Ученые считают, что таким образом «древние художники пещер, находящихся на территории современной Монголии, оставили свои закодированные символы мифа… Но для того, чтобы появились символические образы, необходимо было существование мифа – определенных представлений об окружающем мире, о Вселенной. Формирование мифа, как идеологии родового общества, относится к эпохе палеолита»25.
Рисунки барана и антилопы (пещера Хойд-Цэнхэрийн-агуй)
В те далекие времена люди еще не отделяли себя от природы и поэтому либо считали себя ее частью, либо, как отдельные роды или племена, верили в то, что имеют общее происхождение с конкретными видами растений или животных, а иногда и с неодушевленными предметами. Между тем группы людей или же члены одного рода имели невидимую таинственную связь с каким-либо животным и поэтому запрещали его убивать, есть мясо, использовать шкуру этого животного. Это явление было порождением родо-племенного строя и явилось этапом генезиса древних верований и мифологических образов. Наглядным свидетельством тому являются творения «звериного стиля», сохранившиеся на территории Монголии, которую ученые по праву называют «подлинной и неистощимой сокровищницей наскального искусства»26.
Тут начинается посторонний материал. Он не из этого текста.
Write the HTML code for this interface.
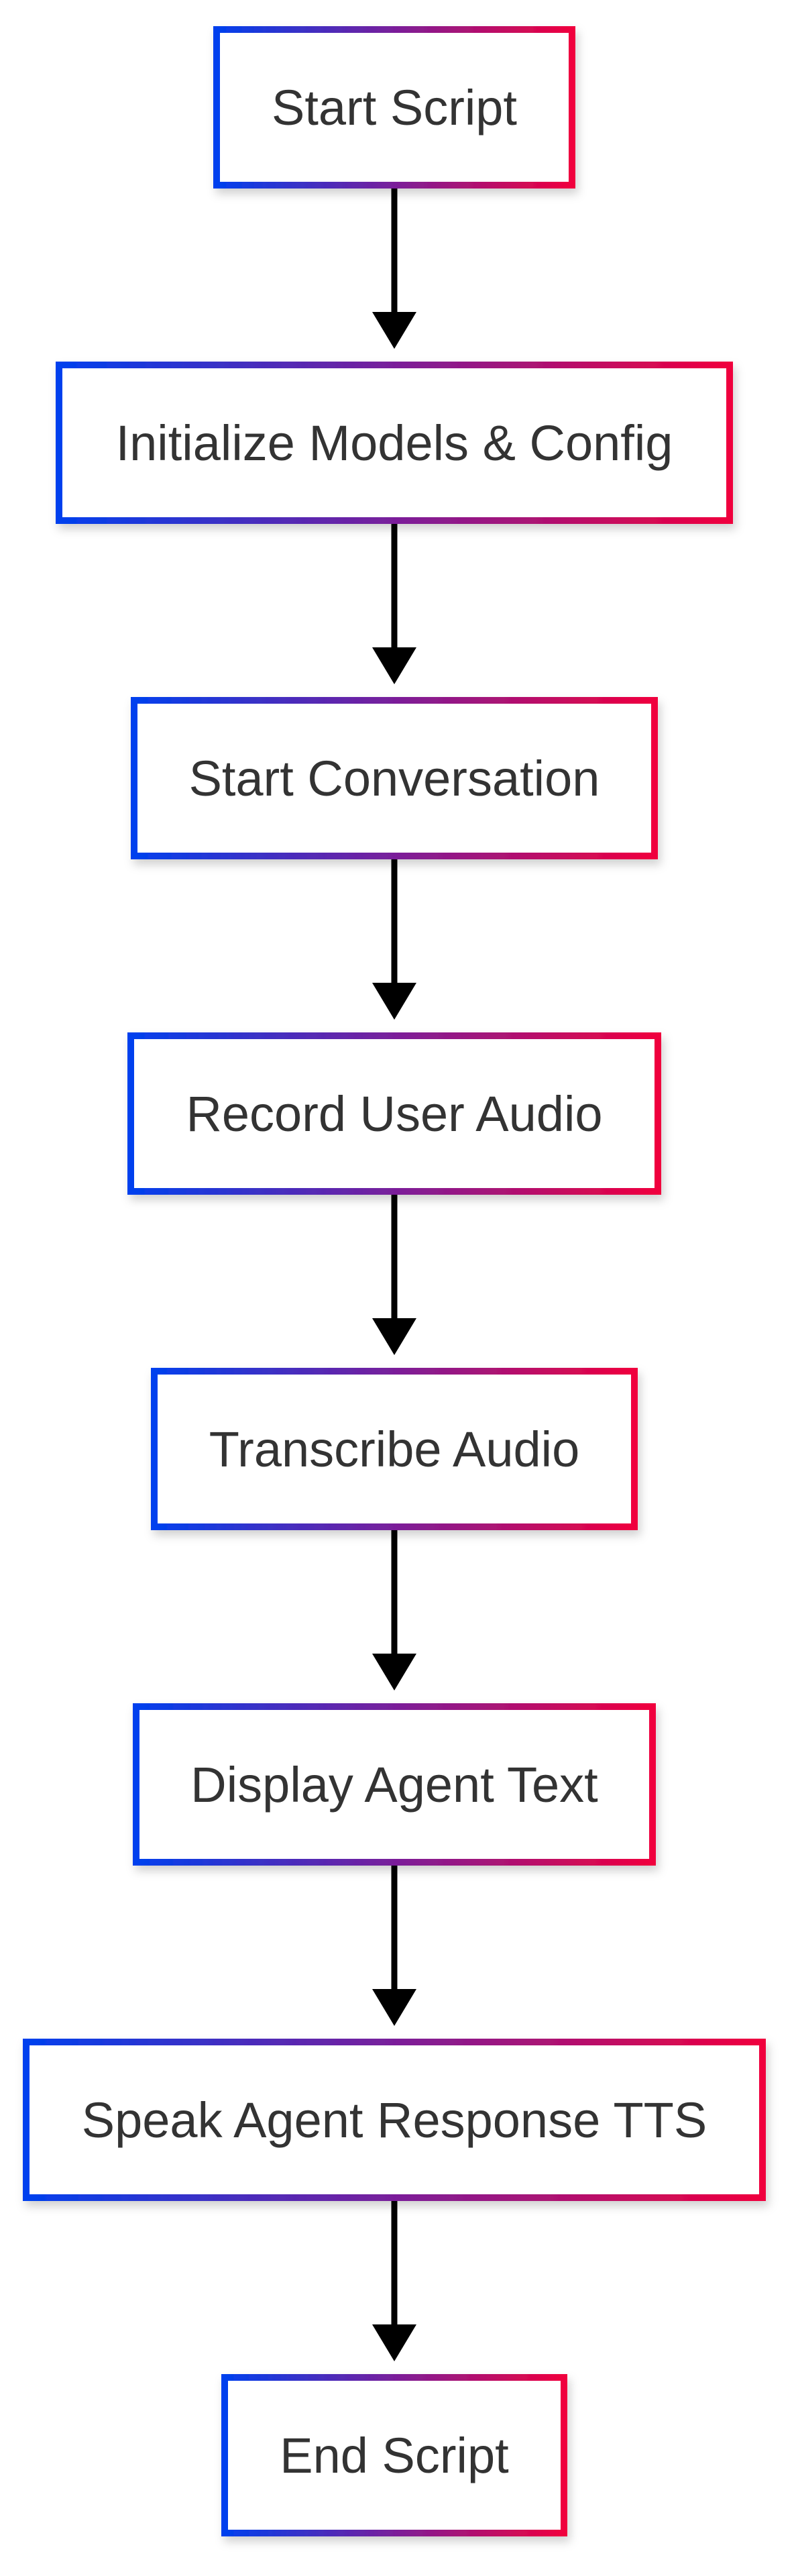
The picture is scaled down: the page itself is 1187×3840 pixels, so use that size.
<!DOCTYPE html>
<html><head><meta charset="utf-8"><style>
html,body{margin:0;padding:0;background:#fff;}
svg{display:block;}
text{font-family:"Liberation Sans",Arial,sans-serif;font-size:74px;fill:#333;}
</style></head><body>
<svg width="1187" height="3840" viewBox="0 0 1187 3840" xmlns="http://www.w3.org/2000/svg">
<defs>
<linearGradient id="g" x1="0" y1="0" x2="1" y2="0">
<stop offset="0" stop-color="#0040ee"/>
<stop offset="0.5" stop-color="#7a1f9a"/>
<stop offset="1" stop-color="#f0003e"/>
</linearGradient>
<filter id="sh" x="-10%" y="-10%" width="130%" height="140%">
<feDropShadow dx="4" dy="8" stdDeviation="7" flood-color="#000" flood-opacity="0.18"/>
</filter>
</defs>
<g transform="translate(-5,0)">
<rect x="328" y="44" width="530" height="232" fill="#fff" stroke="url(#g)" stroke-width="10" filter="url(#sh)"/>
<text x="593" y="186" text-anchor="middle">Start Script</text>

<rect x="93" y="544" width="1000" height="232" fill="#fff" stroke="url(#g)" stroke-width="10" filter="url(#sh)"/>
<text x="593" y="686" text-anchor="middle">Initialize Models &amp; Config</text>

<rect x="205" y="1044" width="776" height="232" fill="#fff" stroke="url(#g)" stroke-width="10" filter="url(#sh)"/>
<text x="593" y="1186" text-anchor="middle">Start Conversation</text>

<rect x="200" y="1544" width="786" height="232" fill="#fff" stroke="url(#g)" stroke-width="10" filter="url(#sh)"/>
<text x="593" y="1686" text-anchor="middle">Record User Audio</text>

<rect x="235" y="2044" width="716" height="232" fill="#fff" stroke="url(#g)" stroke-width="10" filter="url(#sh)"/>
<text x="593" y="2186" text-anchor="middle">Transcribe Audio</text>

<rect x="208" y="2544" width="770" height="232" fill="#fff" stroke="url(#g)" stroke-width="10" filter="url(#sh)"/>
<text x="593" y="2686" text-anchor="middle">Display Agent Text</text>

<rect x="44" y="3044" width="1098" height="232" fill="#fff" stroke="url(#g)" stroke-width="10" filter="url(#sh)"/>
<text x="593" y="3186" text-anchor="middle">Speak Agent Response TTS</text>

<rect x="340" y="3544" width="506" height="232" fill="#fff" stroke="url(#g)" stroke-width="10" filter="url(#sh)"/>
<text x="593" y="3686" text-anchor="middle">End Script</text>

<g fill="#000" stroke="#000">
<line x1="593" y1="281" x2="593" y2="470" stroke-width="9"/>
<polygon points="560,465 626,465 593,520" stroke="none"/>
<line x1="593" y1="781" x2="593" y2="970" stroke-width="9"/>
<polygon points="560,965 626,965 593,1020" stroke="none"/>
<line x1="593" y1="1281" x2="593" y2="1470" stroke-width="9"/>
<polygon points="560,1465 626,1465 593,1520" stroke="none"/>
<line x1="593" y1="1781" x2="593" y2="1970" stroke-width="9"/>
<polygon points="560,1965 626,1965 593,2020" stroke="none"/>
<line x1="593" y1="2281" x2="593" y2="2470" stroke-width="9"/>
<polygon points="560,2465 626,2465 593,2520" stroke="none"/>
<line x1="593" y1="2781" x2="593" y2="2970" stroke-width="9"/>
<polygon points="560,2965 626,2965 593,3020" stroke="none"/>
<line x1="593" y1="3281" x2="593" y2="3470" stroke-width="9"/>
<polygon points="560,3465 626,3465 593,3520" stroke="none"/>
</g>
</g>
</svg>
</body></html>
Так называемый звериный стиль с его изумительными рисунками разных животных, в том числе фантастических зооморфных изображений горных козлов, аргалов (горные бараны), различных хищников, чаще всего кошачьих (барс, рысь), редчайших в мире антилоп-сайги, кабарги, а также косуль, дзеренов, благородных оленей, изюбра, лосей, в большом количестве – быстроногих лошадей тахи (лошадь Пржевальского), кулана (дикий осел), верблюдов, собак, представителей пернатых27, свидетельствует о господствующем положении культа зверей в древнем искусстве.
К интересным образцам творений «звериного стиля» можно отнести оленные камни, распространенные в Монголии, Забайкалье, Туве и на Алтае. Если считать, что искусство «звериного стиля» ведет свое происхождение от тотемных животных, которые почитались соответствующим родом, то резонно утверждать, что эти памятники – оленные камни – являются тотемом их создателей или, иначе говоря, эти люди считали, что в стародавние времена произошли от оленей.
Изображения на оленных камнях (Монголия)
Развернутая композиция с рельефным изображением человека на оленных камнях. Вблизи города Мурэна Хубсугульского аймака (Монголия)
О том, что именно олень (лань, маралиха), изображенный на каменных изваяниях, является тотемом древнемонгольских родов и племен, свидетельствуют многочисленные монгольские и иностранные историко-литературные памятники. Правду сказать, автор «Сокровенного сказания монголов» в части, посвященной происхождению монголов – «Легенде о Бортэ чоно», – называет имена двух легендарных прародителей Чингисхана, а значит, и всех монголов: Бортэ чоно и его жену Хоо марал28.